- WHAT NEEDS TO BE DONE
Reproduce the listing below word for word, with no pictures.

-- start --

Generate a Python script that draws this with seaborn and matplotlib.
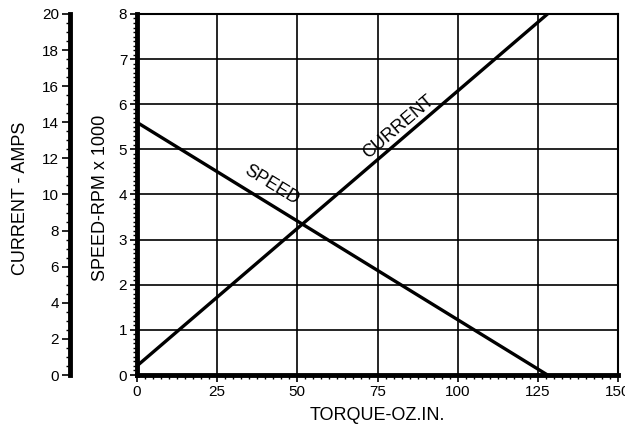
import matplotlib
matplotlib.use('Agg')
import matplotlib.pyplot as plt
from matplotlib.ticker import MultipleLocator
import seaborn as sns

sns.set_theme(style='white')
plt.rcParams['font.family'] = ['Liberation Sans', 'DejaVu Sans']
plt.rcParams['text.color'] = 'black'
plt.rcParams['axes.labelcolor'] = 'black'
plt.rcParams['xtick.color'] = 'black'
plt.rcParams['ytick.color'] = 'black'

# motor curve data
torque = [0, 128]          # oz.in.
speed = [5.6, 0.0]         # rpm x 1000
current = [0.5, 20.0]      # amps

fig = plt.figure(figsize=(6.25, 4.26), dpi=100)
ax = fig.add_axes([0.219, 0.1197, 0.77, 0.8475])

sns.lineplot(x=torque, y=speed, ax=ax, color='black', lw=2.4)
ax.set_xlim(0, 150)
ax.set_ylim(0, 8)
ax.xaxis.set_major_locator(MultipleLocator(25))
ax.xaxis.set_minor_locator(MultipleLocator(2.5))
ax.yaxis.set_major_locator(MultipleLocator(1))
ax.yaxis.set_minor_locator(MultipleLocator(0.1))
ax.grid(True, which='major', color='black', lw=1.2)
ax.set_axisbelow(True)
for s in ['left', 'bottom']:
    ax.spines[s].set_linewidth(3.5)
for s in ['top', 'right']:
    ax.spines[s].set_linewidth(1.5)
for s in ax.spines.values():
    s.set_color('black')
ax.tick_params(axis='both', which='major', direction='out', length=5, width=1.2,
               labelsize=11, pad=2, bottom=True, left=True)
ax.tick_params(axis='both', which='minor', direction='out', length=3, width=1,
               bottom=True, left=True)
ax.set_xlabel('TORQUE-OZ.IN.', fontsize=13, labelpad=6)
ax.set_ylabel('SPEED-RPM x 1000', fontsize=13)
ax.yaxis.set_label_coords(-0.058, 0.49)

# current axis, drawn as a separate spine at the far left
ax2 = ax.twinx()
sns.lineplot(x=torque, y=current, ax=ax2, color='black', lw=2.4)
ax2.set_ylim(0, 20)
ax2.yaxis.set_ticks_position('left')
ax2.yaxis.set_label_position('left')
ax2.spines['left'].set_position(('outward', 48))
ax2.spines['left'].set_linewidth(3.5)
ax2.spines['left'].set_color('black')
for s in ['top', 'right', 'bottom']:
    ax2.spines[s].set_visible(False)
ax2.yaxis.set_major_locator(MultipleLocator(2))
ax2.yaxis.set_minor_locator(MultipleLocator(0.5))
ax2.tick_params(axis='y', which='major', direction='out', length=6, width=1.2,
                labelsize=11, pad=2, left=True, right=False)
ax2.tick_params(axis='y', which='minor', direction='out', length=3, width=1,
                left=True, right=False)
ax2.set_ylabel('CURRENT - AMPS', fontsize=13)
ax2.yaxis.set_label_coords(-0.225, 0.49)

ax.text(42, 4.2, 'SPEED', rotation=-31.5, fontsize=13, ha='center', va='center')
ax.text(81.5, 5.5, 'CURRENT', rotation=40.5, fontsize=13, ha='center', va='center')

fig.savefig('out.png', dpi=100)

-- end --

- ANSWER TO THIS EXERCISE
Generate a Python script that draws this with seaborn and matplotlib.
import matplotlib
matplotlib.use('Agg')
import matplotlib.pyplot as plt
from matplotlib.ticker import MultipleLocator
import seaborn as sns

sns.set_theme(style='white')
plt.rcParams['font.family'] = ['Liberation Sans', 'DejaVu Sans']
plt.rcParams['text.color'] = 'black'
plt.rcParams['axes.labelcolor'] = 'black'
plt.rcParams['xtick.color'] = 'black'
plt.rcParams['ytick.color'] = 'black'

# motor curve data
torque = [0, 128]          # oz.in.
speed = [5.6, 0.0]         # rpm x 1000
current = [0.5, 20.0]      # amps

fig = plt.figure(figsize=(6.25, 4.26), dpi=100)
ax = fig.add_axes([0.219, 0.1197, 0.77, 0.8475])

sns.lineplot(x=torque, y=speed, ax=ax, color='black', lw=2.4)
ax.set_xlim(0, 150)
ax.set_ylim(0, 8)
ax.xaxis.set_major_locator(MultipleLocator(25))
ax.xaxis.set_minor_locator(MultipleLocator(2.5))
ax.yaxis.set_major_locator(MultipleLocator(1))
ax.yaxis.set_minor_locator(MultipleLocator(0.1))
ax.grid(True, which='major', color='black', lw=1.2)
ax.set_axisbelow(True)
for s in ['left', 'bottom']:
    ax.spines[s].set_linewidth(3.5)
for s in ['top', 'right']:
    ax.spines[s].set_linewidth(1.5)
for s in ax.spines.values():
    s.set_color('black')
ax.tick_params(axis='both', which='major', direction='out', length=5, width=1.2,
               labelsize=11, pad=2, bottom=True, left=True)
ax.tick_params(axis='both', which='minor', direction='out', length=3, width=1,
               bottom=True, left=True)
ax.set_xlabel('TORQUE-OZ.IN.', fontsize=13, labelpad=6)
ax.set_ylabel('SPEED-RPM x 1000', fontsize=13)
ax.yaxis.set_label_coords(-0.058, 0.49)

# current axis, drawn as a separate spine at the far left
ax2 = ax.twinx()
sns.lineplot(x=torque, y=current, ax=ax2, color='black', lw=2.4)
ax2.set_ylim(0, 20)
ax2.yaxis.set_ticks_position('left')
ax2.yaxis.set_label_position('left')
ax2.spines['left'].set_position(('outward', 48))
ax2.spines['left'].set_linewidth(3.5)
ax2.spines['left'].set_color('black')
for s in ['top', 'right', 'bottom']:
    ax2.spines[s].set_visible(False)
ax2.yaxis.set_major_locator(MultipleLocator(2))
ax2.yaxis.set_minor_locator(MultipleLocator(0.5))
ax2.tick_params(axis='y', which='major', direction='out', length=6, width=1.2,
                labelsize=11, pad=2, left=True, right=False)
ax2.tick_params(axis='y', which='minor', direction='out', length=3, width=1,
                left=True, right=False)
ax2.set_ylabel('CURRENT - AMPS', fontsize=13)
ax2.yaxis.set_label_coords(-0.225, 0.49)

ax.text(42, 4.2, 'SPEED', rotation=-31.5, fontsize=13, ha='center', va='center')
ax.text(81.5, 5.5, 'CURRENT', rotation=40.5, fontsize=13, ha='center', va='center')

fig.savefig('out.png', dpi=100)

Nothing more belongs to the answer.